== RECORDED INFORMATION

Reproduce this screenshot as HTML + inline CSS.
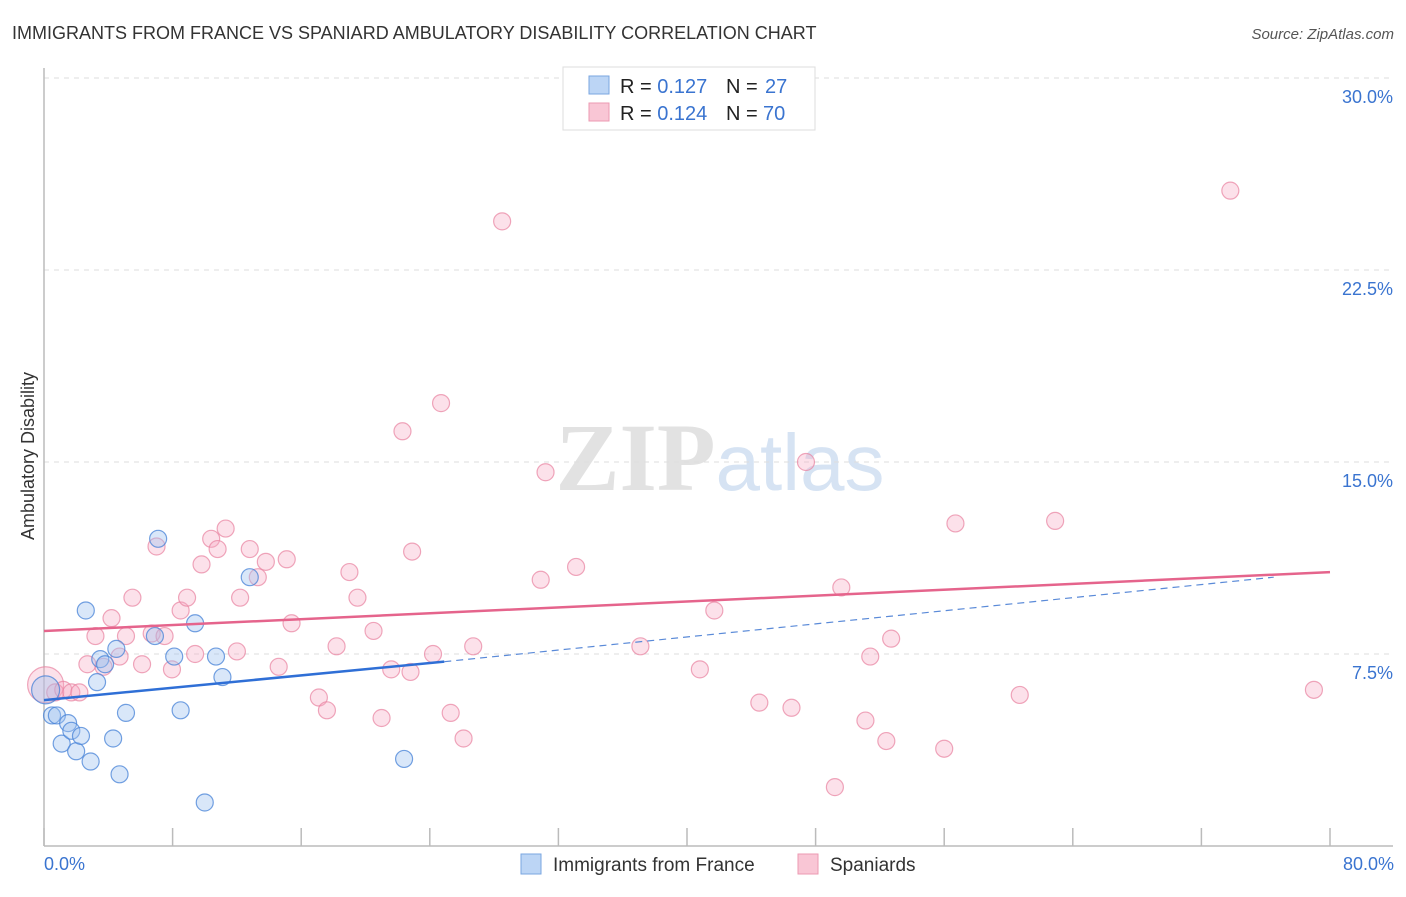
<!DOCTYPE html>
<html><head><meta charset="utf-8"><style>
body{margin:0;background:#fff;font-family:"Liberation Sans",sans-serif;}
svg text{font-family:"Liberation Sans",sans-serif;}
</style></head><body>
<svg id="chart" width="1406" height="892" xmlns="http://www.w3.org/2000/svg">
<text x="12" y="39" font-size="18" fill="#333">IMMIGRANTS FROM FRANCE VS SPANIARD AMBULATORY DISABILITY CORRELATION CHART</text>
<text x="1394" y="39" font-size="15" fill="#555" font-style="italic" text-anchor="end">Source: ZipAtlas.com</text>
<text x="720" y="490" font-size="96" fill="#e2e2e2" text-anchor="middle"><tspan font-family="Liberation Serif" font-weight="bold">ZIP</tspan><tspan fill="#d6e3f3" font-size="80">atlas</tspan></text>
<g id="grid"></g>
<line x1="44" y1="68" x2="44" y2="846" stroke="#bbb" stroke-width="1.5"/>
<line x1="44" y1="846" x2="1393" y2="846" stroke="#bbb" stroke-width="1.5"/>
<text transform="translate(34,456) rotate(-90)" font-size="18" fill="#333" text-anchor="middle">Ambulatory Disability</text>
<text x="44" y="870" font-size="18" fill="#3a74d0">0.0%</text>
<text x="1394" y="870" font-size="18" fill="#3a74d0" text-anchor="end">80.0%</text>
<g id="points"></g>
<g id="lines"></g>
<g>
<rect x="563" y="67" width="252" height="63" fill="#fff" stroke="#ddd"/>
<rect x="589" y="76" width="20" height="18" fill="#bcd5f5" stroke="#7aa6e0"/>
<rect x="589" y="103" width="20" height="18" fill="#f9c6d5" stroke="#ec9ab2"/>
<text x="620" y="93" font-size="20" fill="#222">R = <tspan fill="#3a74d0">0.127</tspan><tspan x="726">N = </tspan><tspan fill="#3a74d0" x="765">27</tspan></text>
<text x="620" y="120" font-size="20" fill="#222">R = <tspan fill="#3a74d0">0.124</tspan><tspan x="726">N = </tspan><tspan fill="#3a74d0" x="763">70</tspan></text>
</g>
<g>
<rect x="521" y="854" width="20" height="20" fill="#bcd5f5" stroke="#7aa6e0"/>
<text x="553" y="871" font-size="19" fill="#333">Immigrants from France</text>
<rect x="798" y="854" width="20" height="20" fill="#f9c6d5" stroke="#ec9ab2"/>
<text x="830" y="871" font-size="19" fill="#333">Spaniards</text>
</g>
</svg>
<script>
const yTicks=[7.5,15,22.5,30];
const xTicks=[0,8,16,24,32,40,48,56,64,72,80];
const blueX=[0.1,0.5,0.8,1.1,1.5,1.7,2.0,2.3,2.6,2.9,3.3,3.5,3.8,4.3,4.5,4.7,5.1,6.9,7.1,8.1,8.5,9.4,10.0,10.7,11.1,12.8,22.4];
const blueY=[6.1,5.1,5.1,4.0,4.8,4.5,3.7,4.3,9.2,3.3,6.4,7.3,7.1,4.2,7.7,2.8,5.2,8.2,12.0,7.4,5.3,8.7,1.7,7.4,6.6,10.5,3.4];
const pinkX=[0.1,0.7,1.2,1.7,2.2,2.7,3.2,3.7,4.2,4.7,5.1,5.5,6.1,6.7,7.0,7.5,7.96,8.5,8.9,9.4,9.8,10.4,10.8,11.3,12.0,12.2,12.8,13.3,13.8,14.6,15.1,15.4,17.1,17.6,18.2,19.0,19.5,20.5,21.0,21.6,22.3,22.8,22.9,24.2,24.7,25.3,26.1,26.7,28.5,30.9,31.2,33.1,37.1,40.8,41.7,44.5,46.5,47.4,49.2,49.6,51.1,51.4,52.4,52.7,56.0,56.7,60.7,62.9,73.8,79.0];
const pinkY=[6.3,6.0,6.1,6.0,6.0,7.1,8.2,7.0,8.9,7.4,8.2,9.7,7.1,8.3,11.7,8.2,6.9,9.2,9.7,7.5,11.0,12.0,11.6,12.4,7.6,9.7,11.6,10.5,11.1,7.0,11.2,8.7,5.8,5.3,7.8,10.7,9.7,8.4,5.0,6.9,16.2,6.8,11.5,7.5,17.3,5.2,4.2,7.8,24.4,10.4,14.6,10.9,7.8,6.9,9.2,5.6,5.4,15.0,2.3,10.1,4.9,7.4,4.1,8.1,3.8,12.6,5.9,12.7,25.6,6.1];
const blueTrend=[[0,5.7],[24.9,7.2],[76.5,10.5]];
const pinkTrend=[[0,8.4],[80,10.7]];
const X=v=>44+v*(1286/80), Y=v=>846-v*25.6;
const NS='http://www.w3.org/2000/svg';
function mk(t,a,p){const e=document.createElementNS(NS,t);for(const k in a)e.setAttribute(k,a[k]);p.appendChild(e);return e;}
const grid=document.getElementById('grid');
yTicks.forEach(v=>{
 const l=mk('line',{x1:44,x2:1393,y1:Y(v),y2:Y(v),stroke:'#ddd','stroke-dasharray':'5,5'},grid);
 
 
 const t=mk('text',{x:1393,y:Y(v)+25,'font-size':18,fill:'#3a74d0','text-anchor':'end'},grid);
 t.textContent=v.toFixed(1)+'%';
 
 
});
xTicks.forEach(v=>{
 const l=mk('line',{x1:X(v),x2:X(v),y1:828,y2:846,stroke:'#bbb','stroke-width':1.5},grid);
 
 
});
const pts=document.getElementById('points');
pinkX.forEach((v,i)=>{
 const c=mk('circle',{cx:X(v),cy:Y(pinkY[i]),r:i==0?18:8.5,fill:'rgba(246,170,195,0.35)',stroke:'rgba(232,130,160,0.7)','stroke-width':1.2},pts);
 
 
});
blueX.forEach((v,i)=>{
 const c=mk('circle',{cx:X(v),cy:Y(blueY[i]),r:i==0?14:8.5,fill:'rgba(160,195,240,0.4)',stroke:'rgba(70,130,215,0.75)','stroke-width':1.2},pts);
 
 
});
const ln=document.getElementById('lines');
const b1=mk('line',{x1:X(blueTrend[0][0]),y1:Y(blueTrend[0][1]),x2:X(blueTrend[1][0]),y2:Y(blueTrend[1][1]),stroke:'#2f6fd6','stroke-width':2.5},ln);


const b2=mk('line',{x1:X(blueTrend[1][0]),y1:Y(blueTrend[1][1]),x2:X(blueTrend[2][0]),y2:Y(blueTrend[2][1]),stroke:'#5a8ad8','stroke-width':1.2,'stroke-dasharray':'7,5'},ln);


const p1=mk('line',{x1:X(pinkTrend[0][0]),y1:Y(pinkTrend[0][1]),x2:X(pinkTrend[1][0]),y2:Y(pinkTrend[1][1]),stroke:'#e5648c','stroke-width':2.5},ln);


</script>
</body></html>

====

Give the material again exactly as it is, but keep the pictures out.

* [OUTPUT OF THE EXERCISE]:
Reproduce this screenshot as HTML + inline CSS.
<!DOCTYPE html>
<html><head><meta charset="utf-8"><style>
body{margin:0;background:#fff;font-family:"Liberation Sans",sans-serif;}
svg text{font-family:"Liberation Sans",sans-serif;}
</style></head><body>
<svg id="chart" width="1406" height="892" xmlns="http://www.w3.org/2000/svg">
<text x="12" y="39" font-size="18" fill="#333">IMMIGRANTS FROM FRANCE VS SPANIARD AMBULATORY DISABILITY CORRELATION CHART</text>
<text x="1394" y="39" font-size="15" fill="#555" font-style="italic" text-anchor="end">Source: ZipAtlas.com</text>
<text x="720" y="490" font-size="96" fill="#e2e2e2" text-anchor="middle"><tspan font-family="Liberation Serif" font-weight="bold">ZIP</tspan><tspan fill="#d6e3f3" font-size="80">atlas</tspan></text>
<g id="grid"></g>
<line x1="44" y1="68" x2="44" y2="846" stroke="#bbb" stroke-width="1.5"/>
<line x1="44" y1="846" x2="1393" y2="846" stroke="#bbb" stroke-width="1.5"/>
<text transform="translate(34,456) rotate(-90)" font-size="18" fill="#333" text-anchor="middle">Ambulatory Disability</text>
<text x="44" y="870" font-size="18" fill="#3a74d0">0.0%</text>
<text x="1394" y="870" font-size="18" fill="#3a74d0" text-anchor="end">80.0%</text>
<g id="points"></g>
<g id="lines"></g>
<g>
<rect x="563" y="67" width="252" height="63" fill="#fff" stroke="#ddd"/>
<rect x="589" y="76" width="20" height="18" fill="#bcd5f5" stroke="#7aa6e0"/>
<rect x="589" y="103" width="20" height="18" fill="#f9c6d5" stroke="#ec9ab2"/>
<text x="620" y="93" font-size="20" fill="#222">R = <tspan fill="#3a74d0">0.127</tspan><tspan x="726">N = </tspan><tspan fill="#3a74d0" x="765">27</tspan></text>
<text x="620" y="120" font-size="20" fill="#222">R = <tspan fill="#3a74d0">0.124</tspan><tspan x="726">N = </tspan><tspan fill="#3a74d0" x="763">70</tspan></text>
</g>
<g>
<rect x="521" y="854" width="20" height="20" fill="#bcd5f5" stroke="#7aa6e0"/>
<text x="553" y="871" font-size="19" fill="#333">Immigrants from France</text>
<rect x="798" y="854" width="20" height="20" fill="#f9c6d5" stroke="#ec9ab2"/>
<text x="830" y="871" font-size="19" fill="#333">Spaniards</text>
</g>
</svg>
<script>
const yTicks=[7.5,15,22.5,30];
const xTicks=[0,8,16,24,32,40,48,56,64,72,80];
const blueX=[0.1,0.5,0.8,1.1,1.5,1.7,2.0,2.3,2.6,2.9,3.3,3.5,3.8,4.3,4.5,4.7,5.1,6.9,7.1,8.1,8.5,9.4,10.0,10.7,11.1,12.8,22.4];
const blueY=[6.1,5.1,5.1,4.0,4.8,4.5,3.7,4.3,9.2,3.3,6.4,7.3,7.1,4.2,7.7,2.8,5.2,8.2,12.0,7.4,5.3,8.7,1.7,7.4,6.6,10.5,3.4];
const pinkX=[0.1,0.7,1.2,1.7,2.2,2.7,3.2,3.7,4.2,4.7,5.1,5.5,6.1,6.7,7.0,7.5,7.96,8.5,8.9,9.4,9.8,10.4,10.8,11.3,12.0,12.2,12.8,13.3,13.8,14.6,15.1,15.4,17.1,17.6,18.2,19.0,19.5,20.5,21.0,21.6,22.3,22.8,22.9,24.2,24.7,25.3,26.1,26.7,28.5,30.9,31.2,33.1,37.1,40.8,41.7,44.5,46.5,47.4,49.2,49.6,51.1,51.4,52.4,52.7,56.0,56.7,60.7,62.9,73.8,79.0];
const pinkY=[6.3,6.0,6.1,6.0,6.0,7.1,8.2,7.0,8.9,7.4,8.2,9.7,7.1,8.3,11.7,8.2,6.9,9.2,9.7,7.5,11.0,12.0,11.6,12.4,7.6,9.7,11.6,10.5,11.1,7.0,11.2,8.7,5.8,5.3,7.8,10.7,9.7,8.4,5.0,6.9,16.2,6.8,11.5,7.5,17.3,5.2,4.2,7.8,24.4,10.4,14.6,10.9,7.8,6.9,9.2,5.6,5.4,15.0,2.3,10.1,4.9,7.4,4.1,8.1,3.8,12.6,5.9,12.7,25.6,6.1];
const blueTrend=[[0,5.7],[24.9,7.2],[76.5,10.5]];
const pinkTrend=[[0,8.4],[80,10.7]];
const X=v=>44+v*(1286/80), Y=v=>846-v*25.6;
const NS='http://www.w3.org/2000/svg';
function mk(t,a,p){const e=document.createElementNS(NS,t);for(const k in a)e.setAttribute(k,a[k]);p.appendChild(e);return e;}
const grid=document.getElementById('grid');
yTicks.forEach(v=>{
 const l=mk('line',{x1:44,x2:1393,y1:Y(v),y2:Y(v),stroke:'#ddd','stroke-dasharray':'5,5'},grid);
 
 
 const t=mk('text',{x:1393,y:Y(v)+25,'font-size':18,fill:'#3a74d0','text-anchor':'end'},grid);
 t.textContent=v.toFixed(1)+'%';
 
 
});
xTicks.forEach(v=>{
 const l=mk('line',{x1:X(v),x2:X(v),y1:828,y2:846,stroke:'#bbb','stroke-width':1.5},grid);
 
 
});
const pts=document.getElementById('points');
pinkX.forEach((v,i)=>{
 const c=mk('circle',{cx:X(v),cy:Y(pinkY[i]),r:i==0?18:8.5,fill:'rgba(246,170,195,0.35)',stroke:'rgba(232,130,160,0.7)','stroke-width':1.2},pts);
 
 
});
blueX.forEach((v,i)=>{
 const c=mk('circle',{cx:X(v),cy:Y(blueY[i]),r:i==0?14:8.5,fill:'rgba(160,195,240,0.4)',stroke:'rgba(70,130,215,0.75)','stroke-width':1.2},pts);
 
 
});
const ln=document.getElementById('lines');
const b1=mk('line',{x1:X(blueTrend[0][0]),y1:Y(blueTrend[0][1]),x2:X(blueTrend[1][0]),y2:Y(blueTrend[1][1]),stroke:'#2f6fd6','stroke-width':2.5},ln);


const b2=mk('line',{x1:X(blueTrend[1][0]),y1:Y(blueTrend[1][1]),x2:X(blueTrend[2][0]),y2:Y(blueTrend[2][1]),stroke:'#5a8ad8','stroke-width':1.2,'stroke-dasharray':'7,5'},ln);


const p1=mk('line',{x1:X(pinkTrend[0][0]),y1:Y(pinkTrend[0][1]),x2:X(pinkTrend[1][0]),y2:Y(pinkTrend[1][1]),stroke:'#e5648c','stroke-width':2.5},ln);


</script>
</body></html>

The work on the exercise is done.